About me

I grew up in the very middle of the United States, on the prairie, in the sandhills of Kansas. I wanted to be a paleontologist as a kid, before wanting to learn how the brain worked, before wanting to be a theoretical physicist. When I was nine, I was having panic attacks about a possible Soviet nuclear attack, because the only encyclopedia my family owned was published in 1989, just before the Iron Curtain came down. When I was thirteen, I built a hovercraft out of a vacuum cleaner, and my mom still thinks that’s the most interesting thing about me for some reason. I transferred colleges a few times, eventually landing at the University of Iowa, where I majored in philosophy and minored in ancient civilizations.

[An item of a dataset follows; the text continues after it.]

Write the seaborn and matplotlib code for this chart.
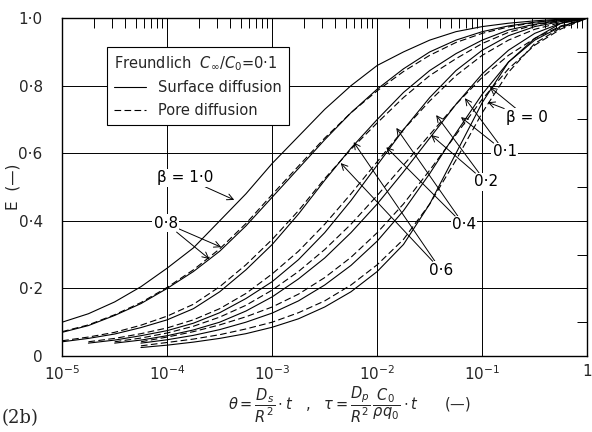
import numpy as np
import pandas as pd
import matplotlib
matplotlib.use('Agg')
import matplotlib.pyplot as plt
import seaborn as sns
from matplotlib.lines import Line2D
from matplotlib.ticker import FixedLocator, NullFormatter

# log10(theta) grid, quarter decades from 1e-5 to 1
log_theta = [-5.0, -4.75, -4.5, -4.25, -4.0, -3.75, -3.5, -3.25, -3.0, -2.75, -2.5,
             -2.25, -2.0, -1.75, -1.5, -1.25, -1.0, -0.75, -0.5, -0.25, 0.0]

# E(-), surface (solid) and pore (dashed) diffusion
e_b10_surf = [0.10, 0.125, 0.16, 0.205, 0.26, 0.32, 0.40, 0.48, 0.57, 0.65, 0.73,
              0.80, 0.86, 0.90, 0.935, 0.96, 0.975, 0.985, 0.992, 0.997, 1.0]
e_b08_surf = [0.07, 0.09, 0.12, 0.155, 0.20, 0.25, 0.31, 0.385, 0.47, 0.555, 0.64,
              0.72, 0.79, 0.85, 0.90, 0.935, 0.96, 0.977, 0.988, 0.995, 1.0]
e_b08_pore = [0.072, 0.092, 0.122, 0.158, 0.203, 0.255, 0.317, 0.392, 0.478, 0.562, 0.645,
              0.72, 0.785, 0.842, 0.89, 0.928, 0.955, 0.974, 0.987, 0.995, 1.0]
e_b06_surf = [0.042, 0.052, 0.065, 0.084, 0.107, 0.14, 0.19, 0.255, 0.33, 0.42, 0.52,
              0.615, 0.70, 0.78, 0.845, 0.895, 0.935, 0.965, 0.982, 0.993, 1.0]
e_b06_pore = [0.045, 0.056, 0.07, 0.091, 0.118, 0.153, 0.205, 0.27, 0.345, 0.43, 0.525,
              0.612, 0.69, 0.765, 0.83, 0.88, 0.925, 0.958, 0.98, 0.992, 1.0]
e_b04_surf = [None, 0.038, 0.047, 0.06, 0.075, 0.097, 0.128, 0.17, 0.22, 0.285, 0.365,
              0.46, 0.565, 0.67, 0.765, 0.845, 0.905, 0.948, 0.975, 0.99, 1.0]
e_b04_pore = [None, 0.042, 0.052, 0.066, 0.083, 0.107, 0.14, 0.185, 0.243, 0.31, 0.39,
              0.48, 0.575, 0.67, 0.755, 0.83, 0.89, 0.935, 0.967, 0.987, 1.0]
e_b02_surf = [None, None, 0.038, 0.047, 0.06, 0.077, 0.10, 0.133, 0.175, 0.228, 0.29,
              0.365, 0.45, 0.545, 0.645, 0.745, 0.835, 0.905, 0.955, 0.985, 1.0]
e_b02_pore = [None, None, 0.042, 0.053, 0.068, 0.088, 0.115, 0.15, 0.195, 0.25, 0.315,
              0.39, 0.475, 0.565, 0.655, 0.745, 0.825, 0.89, 0.94, 0.977, 1.0]
e_b01_surf = [None, None, None, 0.038, 0.048, 0.061, 0.078, 0.10, 0.127, 0.163, 0.21,
              0.268, 0.34, 0.43, 0.54, 0.66, 0.775, 0.87, 0.935, 0.975, 1.0]
e_b01_pore = [None, None, None, 0.042, 0.056, 0.072, 0.092, 0.116, 0.145, 0.183, 0.232,
              0.292, 0.365, 0.45, 0.55, 0.655, 0.76, 0.85, 0.92, 0.968, 1.0]
e_b00_surf = [None, None, None, 0.025, 0.032, 0.041, 0.052, 0.066, 0.085, 0.11, 0.145,
              0.19, 0.25, 0.33, 0.45, 0.60, 0.75, 0.87, 0.94, 0.985, 1.0]
e_b00_pore = [None, None, None, 0.03, 0.04, 0.05, 0.063, 0.08, 0.10, 0.128, 0.163,
              0.21, 0.27, 0.345, 0.45, 0.58, 0.72, 0.84, 0.925, 0.972, 1.0]

curves = {('1.0', 'Surface diffusion'): e_b10_surf,
          ('0.8', 'Surface diffusion'): e_b08_surf,
          ('0.8', 'Pore diffusion'): e_b08_pore,
          ('0.6', 'Surface diffusion'): e_b06_surf,
          ('0.6', 'Pore diffusion'): e_b06_pore,
          ('0.4', 'Surface diffusion'): e_b04_surf,
          ('0.4', 'Pore diffusion'): e_b04_pore,
          ('0.2', 'Surface diffusion'): e_b02_surf,
          ('0.2', 'Pore diffusion'): e_b02_pore,
          ('0.1', 'Surface diffusion'): e_b01_surf,
          ('0.1', 'Pore diffusion'): e_b01_pore,
          ('0', 'Surface diffusion'): e_b00_surf,
          ('0', 'Pore diffusion'): e_b00_pore}

rows = []
for (beta, model), vals in curves.items():
    for lt, e in zip(log_theta, vals):
        if e is not None:
            rows.append({'theta': 10 ** lt, 'E': e, 'curve': f'{beta} {model}',
                         'model': model})
df = pd.DataFrame(rows)

# labels: text, text position, arrow tips (theta, E)
beta_labels = ['β = 1·0', '0·8', '0·6', '0·4', '0·2', '0·1', 'β = 0']
label_pos = [(1.49e-4, 0.527), (9.7e-5, 0.393), (0.0405, 0.254), (0.067, 0.388),
             (0.108, 0.515), (0.164, 0.604), (0.264, 0.707)]
label_tips = [[(4.35e-4, 0.462)],
              [(3.27e-4, 0.322), (2.52e-4, 0.287)],
              [(5.96e-3, 0.633), (4.49e-3, 0.571)],
              [(0.0152, 0.675), (0.0122, 0.618)],
              [(0.0364, 0.713), (0.0326, 0.654)],
              [(0.0684, 0.763), (0.0627, 0.707)],
              [(0.118, 0.796), (0.113, 0.751)]]

sns.set_style('white')
plt.rcParams['font.family'] = ['DejaVu Sans']
plt.rcParams['mathtext.fontset'] = 'dejavusans'

fig = plt.figure(figsize=(5.92, 4.32), dpi=100)
ax = fig.add_axes([0.105, 0.176, 0.887, 0.782])

sns.lineplot(data=df, x='theta', y='E', units='curve', estimator=None,
             style='model', dashes={'Surface diffusion': '', 'Pore diffusion': (6, 3)},
             color='k', lw=0.8, legend=False, sort=False, ax=ax)

ax.set_xscale('log')
ax.set_xlim(1e-5, 1)
ax.set_ylim(0, 1)

ax.xaxis.set_major_locator(FixedLocator([1e-5, 1e-4, 1e-3, 1e-2, 1e-1, 1]))
ax.set_xticklabels(['$10^{-5}$', '$10^{-4}$', '$10^{-3}$', '$10^{-2}$',
                    '$10^{-1}$', '1'], fontsize=11)
minors = [m * 10.0 ** d for d in range(-5, 0) for m in range(2, 10)]
ax.xaxis.set_minor_locator(FixedLocator(minors))
ax.xaxis.set_minor_formatter(NullFormatter())
ax.yaxis.set_major_locator(FixedLocator([0, 0.2, 0.4, 0.6, 0.8, 1.0]))
ax.set_yticklabels(['0', '0·2', '0·4', '0·6', '0·8', '1·0'], fontsize=11)
ax.yaxis.set_minor_locator(FixedLocator([0.1, 0.3, 0.5, 0.7, 0.9]))
ax.tick_params(which='both', direction='in', top=True, right=True,
               color='k', width=0.7)
ax.tick_params(which='major', length=7)
ax.tick_params(which='minor', length=7)
ax.tick_params(axis='y', which='major', pad=14)
ax.tick_params(axis='x', which='major', pad=6)
ax.grid(which='major', color='k', lw=0.7)
for s in ax.spines.values():
    s.set_color('k')
    s.set_linewidth(1.0)

ax.set_xlabel('')
ax.set_ylabel('E  (—)', fontsize=11)
ax.yaxis.set_label_coords(-0.08, 0.5)

handles = [Line2D([], [], color='k', lw=0.8),
           Line2D([], [], color='k', lw=0.8, dashes=(6, 3))]
leg = ax.legend(handles, ['Surface diffusion', 'Pore diffusion'],
                title='Freundlich  $C_{\\infty}/C_0$=0·1', alignment='left',
                loc='upper left', bbox_to_anchor=(0.085, 0.914), borderaxespad=0,
                fontsize=10.5, title_fontsize=10.5, frameon=True, fancybox=False,
                edgecolor='k', framealpha=1, handlelength=2.2, borderpad=0.5,
                labelspacing=0.5)
leg.get_frame().set_linewidth(0.8)

for text, pos, tips in zip(beta_labels, label_pos, label_tips):
    for i, tip in enumerate(tips):
        ax.annotate(text, xy=tip, xytext=pos, fontsize=11, ha='center', va='center',
                    color='k' if i == 0 else 'none',
                    bbox=dict(fc='white' if i == 0 else 'none', ec='none', pad=1),
                    arrowprops=dict(arrowstyle='->', color='k', lw=0.7,
                                    shrinkA=0, shrinkB=0))

fig.text(0.59, 0.062,
         r'$\theta=\dfrac{D_s}{R^2}\cdot t$   ,   '
         r'$\tau=\dfrac{D_p}{R^2}\,\dfrac{C_0}{\rho q_0}\cdot t$      (—)',
         fontsize=10.5, ha='center', va='center')
fig.text(0.003, 0.032, '(2b)', fontsize=13, family='DejaVu Serif',
         ha='left', va='center')

fig.savefig('out.png', dpi=100)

In 2014, I moved to Colorado and helped start a local bean-to-bar chocolate shop. I earned a master’s degree in philosophy from Colorado State University in 2018, writing a thesis on the father of American Pragmatism, the philosopher Charles Sanders Peirce. I was interested in his statistical account of the laws of nature.
In 2019, I left the States for Budapest, where I started a PhD in philosophy, but in 2020 I had to come back because of the COVID-19 pandemic. Now, I live in Pittsburgh, have a great job, and I get to learn whatever I want on my own time, which is awesome.